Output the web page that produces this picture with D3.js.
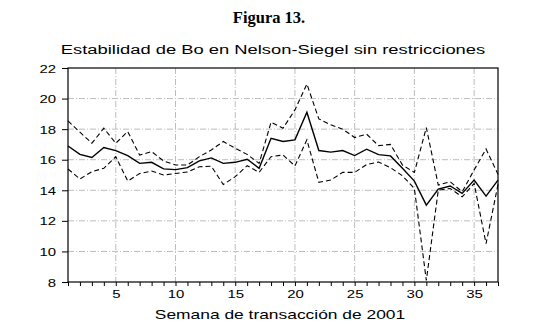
<!DOCTYPE html>
<html>
<head>
<meta charset="utf-8">
<script src="https://cdn.jsdelivr.net/npm/d3@7/dist/d3.min.js"></script>
<style>
  html, body { margin: 0; padding: 0; background: #fff; }
  svg { display: block; }
</style>
</head>
<body>
<svg id="chart" width="555" height="334"></svg>
<script>
// Weekly estimates of Bo (Nelson-Siegel, unrestricted) with upper/lower bands
const weeks = d3.range(1, 38);
const central = [16.9, 16.35, 16.15, 16.8, 16.6, 16.27, 15.76, 15.83, 15.4, 15.35,
                 15.48, 15.92, 16.12, 15.76, 15.83, 16.03, 15.44, 17.4, 17.19, 17.3,
                 19.11, 16.6, 16.5, 16.6, 16.27, 16.69, 16.33, 16.25, 15.44, 14.6,
                 13.03, 14.08, 14.28, 13.8, 14.67, 13.62, 14.67];
const upper = [18.54, 17.8, 17.08, 18.06, 17.08, 17.84, 16.3, 16.53, 15.92, 15.65,
               15.65, 16.2, 16.64, 17.19, 16.75, 16.35, 15.76, 18.46, 18.06, 19.26,
               20.95, 18.67, 18.28, 18.0, 17.45, 17.67, 16.92, 17.0, 15.65, 15.17,
               18.1, 14.34, 14.56, 13.9, 15.33, 16.7, 15.04];
const lower = [15.39, 14.74, 15.22, 15.44, 16.2, 14.6, 15.1, 15.26, 15.0, 15.1,
               15.2, 15.54, 15.57, 14.38, 14.89, 15.61, 15.17, 16.2, 16.31, 15.59,
               17.3, 14.52, 14.67, 15.17, 15.17, 15.68, 15.85, 15.48, 14.95, 14.12,
               8.1, 14.01, 14.12, 13.57, 14.45, 10.51, 14.38];
const yTicks = [8, 10, 12, 14, 16, 18, 20, 22];
const xTicks = [5, 10, 15, 20, 25, 30, 35];

const svg = d3.select("#chart");
const plotL = 68, plotR = 498, plotT = 68, plotB = 282;
const SANS = "'Liberation Sans', Arial, sans-serif";

const x = d3.scaleLinear().domain([1, 37]).range([plotL, plotR]);
const y = d3.scaleLinear().domain([8, 22]).range([plotB, plotT]);

// headings (sans-serif lettering is drawn slightly widened)
function stretchedText(g, tx, ty, txt, size, family, weight, sx) {
  return g.append("text")
    .attr("transform", `translate(${tx},${ty}) scale(${sx},1)`)
    .attr("text-anchor", "middle")
    .attr("font-family", family)
    .attr("font-size", size)
    .attr("font-weight", weight)
    .attr("fill", "#000")
    .text(txt);
}
stretchedText(svg, 269, 22.5, "Figura 13.", 16.5, "'Liberation Serif', 'Times New Roman', serif", "bold", 1);
stretchedText(svg, 273, 54, "Estabilidad de Bo en Nelson-Siegel sin restricciones", 13.5, SANS, "normal", 1.36);
stretchedText(svg, 280, 319, "Semana de transacción de 2001", 12, SANS, "normal", 1.45);

// grid
const grid = svg.append("g").attr("stroke", "#bdbdbd").attr("stroke-width", 1)
  .attr("stroke-dasharray", "6,2,1,2").attr("fill", "none");
grid.selectAll("line.v").data(xTicks).join("line").attr("class", "v")
  .attr("x1", d => x(d)).attr("x2", d => x(d)).attr("y1", plotT).attr("y2", plotB);
grid.selectAll("line.h").data(yTicks.filter(d => d > 8 && d < 22)).join("line").attr("class", "h")
  .attr("y1", d => y(d)).attr("y2", d => y(d)).attr("x1", plotL).attr("x2", plotR);

// axes
const yAxis = svg.append("g").attr("transform", `translate(${plotL},0)`)
  .call(d3.axisLeft(y).tickValues(yTicks).tickSize(6).tickPadding(4));
const xAxis = svg.append("g").attr("transform", `translate(0,${plotB})`)
  .call(d3.axisBottom(x).tickValues(weeks).tickSize(4).tickPadding(4)
    .tickFormat(d => xTicks.includes(d) ? d : ""));
[yAxis, xAxis].forEach(a => {
  a.select(".domain").remove();
  a.selectAll("line").attr("stroke", "#000");
  a.selectAll("text").attr("font-family", SANS)
    .attr("font-size", 11.5).attr("fill", "#000");
});
yAxis.selectAll("text").attr("x", null).attr("dy", "0.35em")
  .attr("transform", "translate(-12,0) scale(1.3,1)");
xAxis.selectAll("text").attr("dy", "0.71em").attr("y", null)
  .attr("transform", "translate(0,8) scale(1.3,1)");

// frame
svg.append("rect").attr("x", plotL).attr("y", plotT)
  .attr("width", plotR - plotL).attr("height", plotB - plotT)
  .attr("fill", "none").attr("stroke", "#000").attr("stroke-width", 1.2);

// series
const line = d3.line().x((d, i) => x(weeks[i])).y(d => y(d));
svg.append("path").datum(upper).attr("d", line).attr("fill", "none")
  .attr("stroke", "#000").attr("stroke-width", 1.1).attr("stroke-dasharray", "5,3");
svg.append("path").datum(lower).attr("d", line).attr("fill", "none")
  .attr("stroke", "#000").attr("stroke-width", 1.1).attr("stroke-dasharray", "5,3");
svg.append("path").datum(central).attr("d", line).attr("fill", "none")
  .attr("stroke", "#000").attr("stroke-width", 1.4);
</script>
</body>
</html>
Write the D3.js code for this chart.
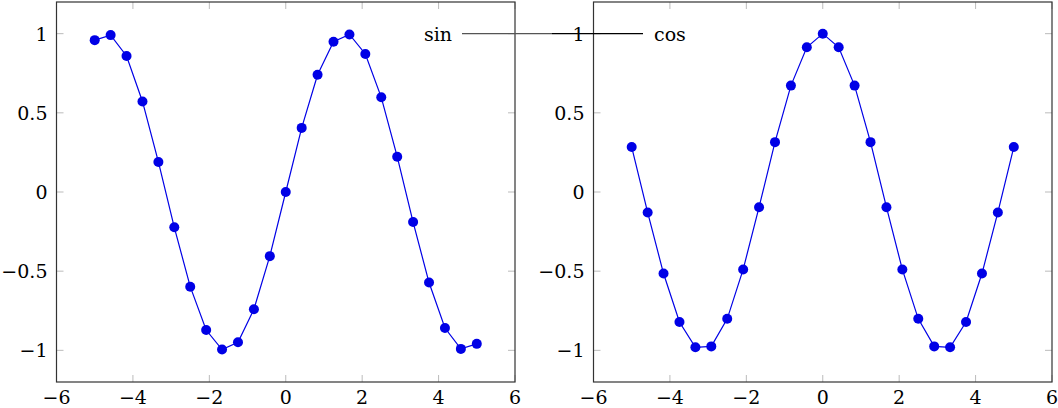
<!DOCTYPE html>
<html>
<head>
<meta charset="utf-8">
<script src="https://d3js.org/d3.v7.min.js"></script>
<style>
  body { margin: 0; background: #fff; }
</style>
</head>
<body>
<svg width="1058" height="408"></svg>
<script>
// sample positions (25 samples on [-5, 5])
var xs = [-5, -4.583, -4.167, -3.75, -3.333, -2.917, -2.5, -2.083, -1.667, -1.25, -0.833, -0.417,
          0, 0.417, 0.833, 1.25, 1.667, 2.083, 2.5, 2.917, 3.333, 3.75, 4.167, 4.583, 5];
var sinVals = [0.959, 0.991, 0.859, 0.572, 0.190, -0.223, -0.598, -0.872, -0.995, -0.949, -0.740, -0.405,
               0, 0.405, 0.740, 0.949, 0.995, 0.872, 0.598, 0.223, -0.190, -0.572, -0.859, -0.991, -0.959];
var cosVals = [0.284, -0.129, -0.515, -0.821, -0.981, -0.975, -0.801, -0.489, -0.096, 0.315, 0.672, 0.914,
               1, 0.914, 0.672, 0.315, -0.096, -0.489, -0.801, -0.975, -0.981, -0.821, -0.515, -0.129, 0.284];
var xTicks = [-6, -4, -2, 0, 2, 4, 6];
var yTicks = [-1, -0.5, 0, 0.5, 1];
var seriesNames = ["sin", "cos"];

var FONT = "DejaVu Serif";
var FS = 19;

var svg = d3.select("svg");
var fmt = function(d) { return String(d).replace("-", "\u2212"); };
var blue = "#0000e6";

function label(g, x, y, anchor, txt) {
  return g.append("text").attr("x", x).attr("y", y).attr("text-anchor", anchor)
    .style("font-family", FONT).style("font-size", FS + "px").attr("fill", "#000").text(txt);
}

function panel(left, right, vals) {
  var top = 2, bottom = 382;
  var x = d3.scaleLinear().domain([-6, 6]).range([left, right]);
  var y = d3.scaleLinear().domain([-1.2, 1.2]).range([bottom, top]);
  var g = svg.append("g");

  // tick marks inside the box
  xTicks.forEach(function(t) {
    g.append("line").attr("x1", x(t)).attr("x2", x(t)).attr("y1", bottom).attr("y2", bottom - 7)
      .attr("stroke", "#bbb").attr("stroke-width", 1);
    g.append("line").attr("x1", x(t)).attr("x2", x(t)).attr("y1", top).attr("y2", top + 7)
      .attr("stroke", "#bbb").attr("stroke-width", 1);
    label(g, x(t), 404, "middle", fmt(t));
  });
  yTicks.forEach(function(t) {
    g.append("line").attr("x1", left).attr("x2", left + 7).attr("y1", y(t)).attr("y2", y(t))
      .attr("stroke", "#bbb").attr("stroke-width", 1);
    g.append("line").attr("x1", right).attr("x2", right - 7).attr("y1", y(t)).attr("y2", y(t))
      .attr("stroke", "#bbb").attr("stroke-width", 1);
    label(g, left - 9, y(t) + 7, "end", fmt(t));
  });

  g.append("rect").attr("x", left).attr("y", top).attr("width", right - left).attr("height", bottom - top)
    .attr("fill", "none").attr("stroke", "#333").attr("stroke-width", 1.2);

  var pts = xs.map(function(v, i) { return [v, vals[i]]; });
  var line = d3.line().x(function(d) { return x(d[0]); }).y(function(d) { return y(d[1]); });
  g.append("path").datum(pts).attr("d", line).attr("fill", "none")
    .attr("stroke", blue).attr("stroke-width", 1.2);
  g.selectAll("circle").data(pts).enter().append("circle")
    .attr("cx", function(d) { return x(d[0]); })
    .attr("cy", function(d) { return y(d[1]); })
    .attr("r", 5).attr("fill", blue);
  return { x: x, y: y };
}

var p1 = panel(56.5, 515, sinVals);
var p2 = panel(593.5, 1052, cosVals);

// legend (as drawn in the original: entries spread across the panels)
var ly = p1.y(1);
svg.append("line").attr("x1", 462).attr("x2", 552).attr("y1", ly).attr("y2", ly)
  .attr("stroke", "#555").attr("stroke-width", 1.2);
svg.append("line").attr("x1", 552).attr("x2", 643).attr("y1", ly).attr("y2", ly)
  .attr("stroke", "#000").attr("stroke-width", 1.2);
label(svg, 452, ly + 7, "end", seriesNames[0]);
label(svg, 654, ly + 7, "start", seriesNames[1]);
</script>
</body>
</html>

### [Aim of the task]
From the data above, copy each line that holds "this".

### [Exercise result]
Output the web page that produces this picture with D3.js.
Write the D3.js code for this chart.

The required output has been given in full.